After all the dusty sanding the whole ship is washed, from the masts down to the water line.
And finally the paint starts to go back on.
and the clear finishes on the bright work.
We usually paint in teams of 2 or 3. 1 rolling the larger areas and one “tipping” or smoothing out the roller marks for a gleaming final gloss look.
We go through a lot of paint, paint brushes, foam brushes, rags and yogurt containers saved from last season with the guests. Here ace guide and chef, Robin Humphreys, readies her tools. But perhaps with the exception of the skipper/owner guy, all the Mothership crews are “Ace”.
And the salon windows get their new Cetol finish applied.
and the handrails start to shine.
and the sundry bits that were removed get a refinish.
Somehow or other, Leah and Nadya were able to paint and dance at the same time.
One of the final steps is applying finish to the decks. Hopefully this one doesn’t go white when it gets cold or wet!
As this was a “post Covid” spring . . . meaning I was watching my cash flow and being a bit chintzy . . I didn’t embark on too many new projects, but the ship’s under-water hydrophone, (that allows us to listen to whale vocaliztions!) needed replacement.
And Tavish suggested we create “windows” on the main-engine belt-guard so we could monitor v-belt wear when the engine was running. So Luke removed the guard and added grilled inspection ports.

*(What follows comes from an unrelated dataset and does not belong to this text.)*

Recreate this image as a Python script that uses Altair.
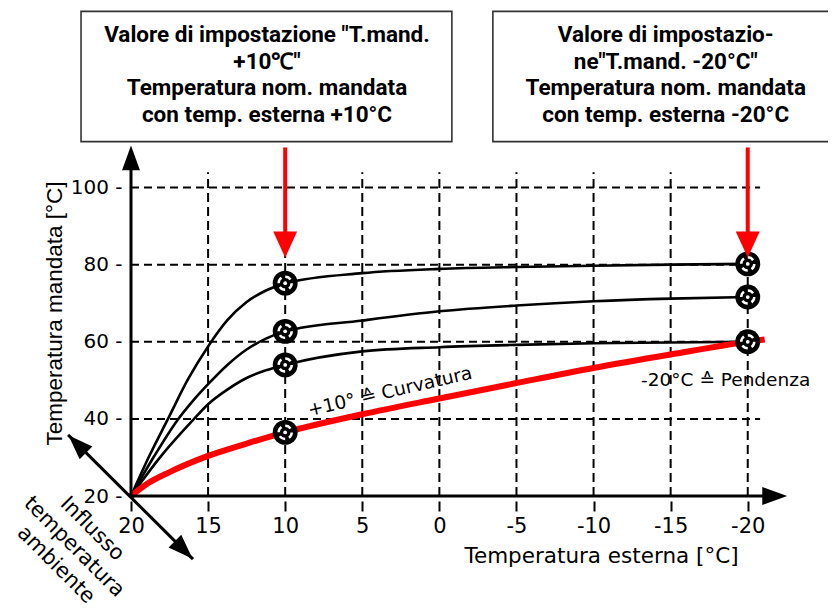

And what marine blog would be complete without some “potty talk”? I bought 3 new toilets and installed them just to make sure everything worked smoothly in that department.
And you know computers of all makes and sizes save us all time and money . . . Here is 1 of 2 ship-board GPS’s that I upgraded. The old ones worked just fine, except that in case of an emergency, my emergency radios (which derive location from these devices) would proclaim to the world that I was in really desperate difficulty in 1978! It was an irreparable software glitch. Oh well. At least the new GPSs were only $1300 each.
So when the Skipper was starting to lose his composure, Nadya led us in group equanimity exercises.
A finishing touch to the spare anchor hawshole.
The life raft returns after its bi-annual recertification . . . darn this is super heavy and just so much fun to wrestle into and out of a truck and skiff on a beach . . .
Leah relashing the kayak paddle racks that were removed for refinishing the stanchions.
Supplies for the ship . . . two new custom mattresses for the aft staterooms, part of our routine upgrading process . . .
The ship’s tender gets cleaned, painted and waxed.
and finally the ship’s inside supplies are moved down from my cabin .
It’s a lot of dusty, chemically smelly, tiring, repetitive, boring, and personally uplifting and inspriational work getting the ship ready. . . .
and a few motivational shots for the season ahead . . .
Paddling the Great Bear Rainforest.
Yup! I want to be there again! I suppose I really do love sanding and painting.